スペックも、TW3X4G1333C9Aより高速なPC3-12800(DDR3-1600MHz)に対応するほか、「eXtreme Memory Profile 」(XMP)のバージョン1.2にも対応している。XMPとは、インテルが提唱したメモリのオーバークロック規格で、XMP1.2はCore i7以降のCPUに対応する。自動的にメモリをオーバークロックすることで、システムの高速化が可能になる技術だ。
ここで紹介したGA-X58A-UD7もXMP1.2に対応している。このシステムで、XMPを有効/無効にしてそのパフォーマンスの違いを検証してみた。ベンチマークテストの結果を見ても分かるように、XMPを有効にすると明確に結果が向上しているのが分かる。最近のベンチマークテストではメモリ回りの性能が結果に出やすいということもあるが、予想以上に数字が改善している。
X58A-UD7 PCMark Vantage(64ビット環境) | ||
---|---|---|
XMPなし | 8111 | 4637 |
XMP有効(Auto) | 8697 | 4671 |
テスト環境 | |
---|---|
マザーボード | X58A-UD7 |
グラフィックスカード | Twintech GeForce 8500GT 512Mバイト |
CPU | Intel Core i7 965 Extream Edition |
HDD | Deskstar 7K1000.B HDT721010SLA360 |
OS | 64ビット版Windows 7 Ultimate |
以上、PCを自作するときに、購入予算の仕分けでついつい削減されてしまうメモリにフォーカスを当てて考察してみた。ベンチマークテストの結果でも分かるように、64ビットOS環境と大容量メモリのメリットは数値でみても明らかだが、例えば、CORSAIRのようなパワーユーザーに愛用されているブランドのメモリをノーブランドの安価なメモリとそれほど変わらない価格で購入することで、メモリスロットをすべて埋めるようなデリケートな環境でも安定した動作が実現するメリットも考慮したい。また、トラブルがあった場合には保証をしてもらえる安心感も、自作PCのトラブルで悩みたくないユーザーには重要なポイントになる。

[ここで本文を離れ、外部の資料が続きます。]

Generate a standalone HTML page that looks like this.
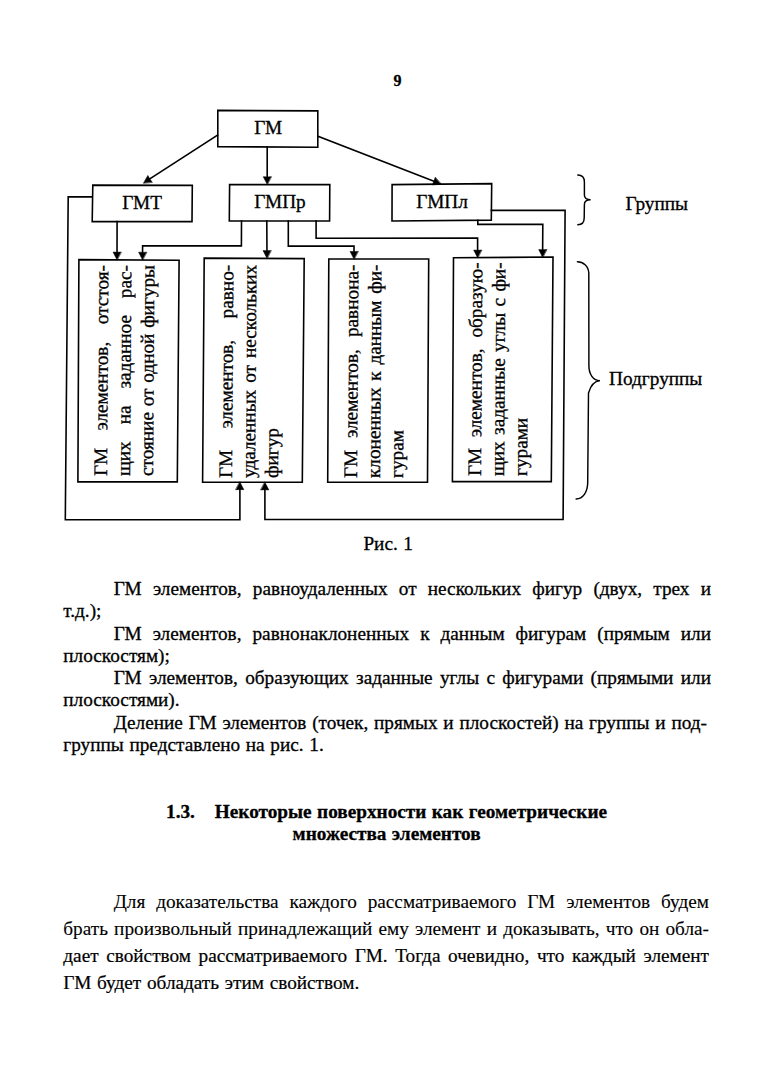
<!DOCTYPE html>
<html><head><meta charset="utf-8"><style>
html,body{margin:0;padding:0;background:#fff;}
body{width:774px;height:1080px;position:relative;overflow:hidden;font-family:"Liberation Serif",serif;font-size:19.25px;line-height:22px;color:#000;-webkit-text-stroke:0.3px #000;}
.t{position:absolute;white-space:nowrap;}
.v{position:absolute;transform-origin:0 0;transform:skewX(-0.37deg) rotate(-90deg);white-space:nowrap;line-height:22.8px;}
.j{text-align:justify;text-align-last:justify;}
.l{-webkit-text-stroke:0.12px #000;}
.m{-webkit-text-stroke:0.22px #000;}
.d{position:absolute;left:0;top:0;}
.d .h{fill:#000;stroke:#000;stroke-width:0.6;stroke-linejoin:round;}
.d .b{stroke-width:1.45;stroke-linecap:round;}
</style></head><body>
<svg class="d" width="774" height="1080" viewBox="0 0 774 1080"><g fill="none" stroke="#000" stroke-width="1.6" stroke-linejoin="miter" stroke-linecap="square"><polygon points="217.8,110.4 317.8,110.9 317.8,147.2 217.8,146.7"/><polygon points="92.8,185.1 192.3,185.4 192.0,221.6 92.2,221.6"/><polygon points="229.6,184.6 329.8,184.6 329.6,221.0 229.3,221.0"/><polygon points="392.1,184.6 491.7,183.6 491.3,220.1 392.0,221.0"/><polygon points="78.9,259.6 179.1,260.2 177.3,481.9 77.9,481.9"/><polygon points="204.2,258.1 304.2,258.6 302.3,482.3 202.6,482.1"/><polygon points="328.8,259.0 428.7,259.0 427.5,482.3 327.7,482.3"/><polygon points="453.5,257.8 553.0,257.0 551.3,481.6 452.4,481.6"/><polyline points="217.6,135.2 146.96,180.73"/><path class="h" d="M143.60,182.90 L147.87,175.50 L149.80,178.91 L152.10,182.06 Z"/><polyline points="267.2,147.0 267.2,180.3"/><path class="h" d="M267.20,184.30 L263.30,176.70 L267.20,176.93 L271.10,176.70 Z"/><polyline points="318.0,136.2 437.07,182.55"/><path class="h" d="M440.80,184.00 L432.30,184.88 L433.93,181.33 L435.13,177.61 Z"/><polyline points="117.1,221.6 117.01,255.7"/><path class="h" d="M117.00,259.70 L113.12,252.09 L117.02,252.33 L120.92,252.11 Z"/><polyline points="241.5,221.0 241.4,245.9 142.6,245.9 142.53,255.8"/><path class="h" d="M142.50,259.80 L138.65,252.17 L142.55,252.43 L146.45,252.23 Z"/><polyline points="266.8,221.0 266.98,254.2"/><path class="h" d="M267.00,258.20 L263.06,250.62 L266.96,250.83 L270.86,250.58 Z"/><polyline points="288.3,221.0 288.3,246.1 354.0,246.1 354.0,255.0"/><path class="h" d="M354.00,259.00 L350.10,251.40 L354.00,251.63 L357.90,251.40 Z"/><polyline points="316.1,221.0 316.1,238.3 477.6,238.1 477.6,253.7"/><path class="h" d="M477.60,257.70 L473.70,250.10 L477.60,250.33 L481.50,250.10 Z"/><polyline points="477.8,220.3 477.8,224.4 542.8,224.4 542.62,253.2"/><path class="h" d="M542.60,257.20 L538.75,249.58 L542.64,249.83 L546.55,249.62 Z"/><polyline points="92.2,196.9 68.2,196.9 65.3,519.7 239.9,519.7 239.9,486.1"/><path class="h" d="M239.90,482.10 L243.80,489.70 L239.90,489.47 L236.00,489.70 Z"/><polyline points="491.4,210.4 565.1,210.3 563.1,519.5 264.9,519.5 264.9,486.3"/><path class="h" d="M264.90,482.30 L268.80,489.90 L264.90,489.67 L261.00,489.90 Z"/><path class="b" d="M577.8,174.9 C582,174.9 584.4,177 584.4,182 L584.4,195 C584.4,198 586,199.7 590.6,199.7 C586,199.7 584.4,201.5 584.4,204.5 L584.2,218 C584.2,222.5 582,224.7 577.8,224.7"/><path class="b" d="M577.4,261.7 C583,261.7 588.5,266 588.8,273 L588.9,366 C589,374 593,380.6 600,380.6 C594,381 590.2,387 588.5,393 L587.7,483 C587.5,492 583,498.9 576.1,498.9"/></g></svg>
<div class="t" style="left:393.40px;top:70.30px;font-size:16px;font-weight:bold;">9</div><div class="t" style="left:254.20px;top:116.70px;">ГМ</div><div class="t" style="left:122.20px;top:191.80px;">ГМТ</div><div class="t" style="left:254.20px;top:190.70px;">ГМПр</div><div class="t" style="left:416.30px;top:191.00px;">ГМПл</div><div class="t" style="left:625.50px;top:192.90px;">Группы</div><div class="t" style="left:609.10px;top:367.70px;word-spacing:0px;">Подгруппы</div><div class="v" style="left:90.10px;top:475.80px;width:211.00px;"><div class=j>ГМ элементов, отстоя-</div><div class=j>щих на заданное рас-</div><div class=j>стояние от одной фигуры</div></div><div class="v" style="left:214.80px;top:477.50px;width:213.20px;"><div class=j>ГМ элементов, равно-</div><div class=j>удаленных от нескольких</div><div>фигур</div></div><div class="v" style="left:339.90px;top:478.20px;width:213.40px;"><div class=j>ГМ элементов, равнона-</div><div class=j>клоненных к данным фи-</div><div>гурам</div></div><div class="v" style="left:464.10px;top:476.00px;width:213.60px;"><div class=j>ГМ элементов, образую-</div><div class=j>щих заданные углы с фи-</div><div>гурами</div></div><div class="t" style="left:363.40px;top:533.00px;word-spacing:0.6000000000000001px;">Рис. 1</div><div class="t" style="left:113.70px;top:577.80px;width:597.30px;text-align:justify;text-align-last:justify;">ГМ элементов, равноудаленных от нескольких фигур (двух, трех и</div><div class="t" style="left:63.30px;top:600.20px;">т.д.);</div><div class="t" style="left:113.70px;top:622.50px;width:597.30px;text-align:justify;text-align-last:justify;">ГМ элементов, равнонаклоненных к данным фигурам (прямым или</div><div class="t" style="left:63.30px;top:644.80px;">плоскостям);</div><div class="t" style="left:113.70px;top:667.10px;width:597.30px;text-align:justify;text-align-last:justify;">ГМ элементов, образующих заданные углы с фигурами (прямыми или</div><div class="t" style="left:63.30px;top:689.40px;">плоскостями).</div><div class="t" style="left:113.70px;top:711.70px;width:593.30px;text-align:justify;text-align-last:justify;">Деление ГМ элементов (точек, прямых и плоскостей) на группы и под-</div><div class="t" style="left:63.30px;top:734.00px;word-spacing:0.9px;">группы представлено на рис. 1.</div><div class="t" style="left:166.00px;top:801.30px;font-weight:bold;">1.3.</div><div class="t" style="left:214.80px;top:801.10px;word-spacing:0.6px;font-weight:bold;">Некоторые поверхности как геометрические</div><div class="t" style="left:292.60px;top:822.90px;word-spacing:0.6px;font-weight:bold;">множества элементов</div><div class="t l" style="left:113.70px;top:890.90px;width:595.30px;text-align:justify;text-align-last:justify;">Для доказательства каждого рассматриваемого ГМ элементов будем</div><div class="t l" style="left:63.30px;top:917.70px;width:645.70px;text-align:justify;text-align-last:justify;">брать произвольный принадлежащий ему элемент и доказывать, что он обла-</div><div class="t m" style="left:63.30px;top:944.50px;width:645.70px;text-align:justify;text-align-last:justify;">дает свойством рассматриваемого ГМ. Тогда очевидно, что каждый элемент</div><div class="t m" style="left:63.30px;top:971.80px;word-spacing:0.9px;">ГМ будет обладать этим свойством.</div>
</body></html>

メモリ関連のトラブルは意外と発生するにもかかわらず、その原因究明には手間がかかるなど、なにかと悩まされることが多い。そういうトラブルを回避するためにも、コストに見合ったメリットが得られるメモリを、この連休に自作に挑戦するユーザーには“あえて”お勧めしたい。
メモリの信頼性というのは、スペック表やベンチマークテストでは分かりにくい。こうしたときに使用するのが、メモリにストレスをかけて信頼性をテストするツールだ。多くのユーザーに利用されているツールの1つが「Memtest86+」だ。メモリに対して読み書きを繰り返すことにより、エラーが発生しないかをチェックする。ファイルはISO形式で供給されており、CD-Rに焼いて、システムブートさせると自動的にチェックが始まる。テストは手動で停止させない限りループし続けるので、半日程度起動させたままにしておき、メモリエラーがないかチェックするという使い方が一般的だ。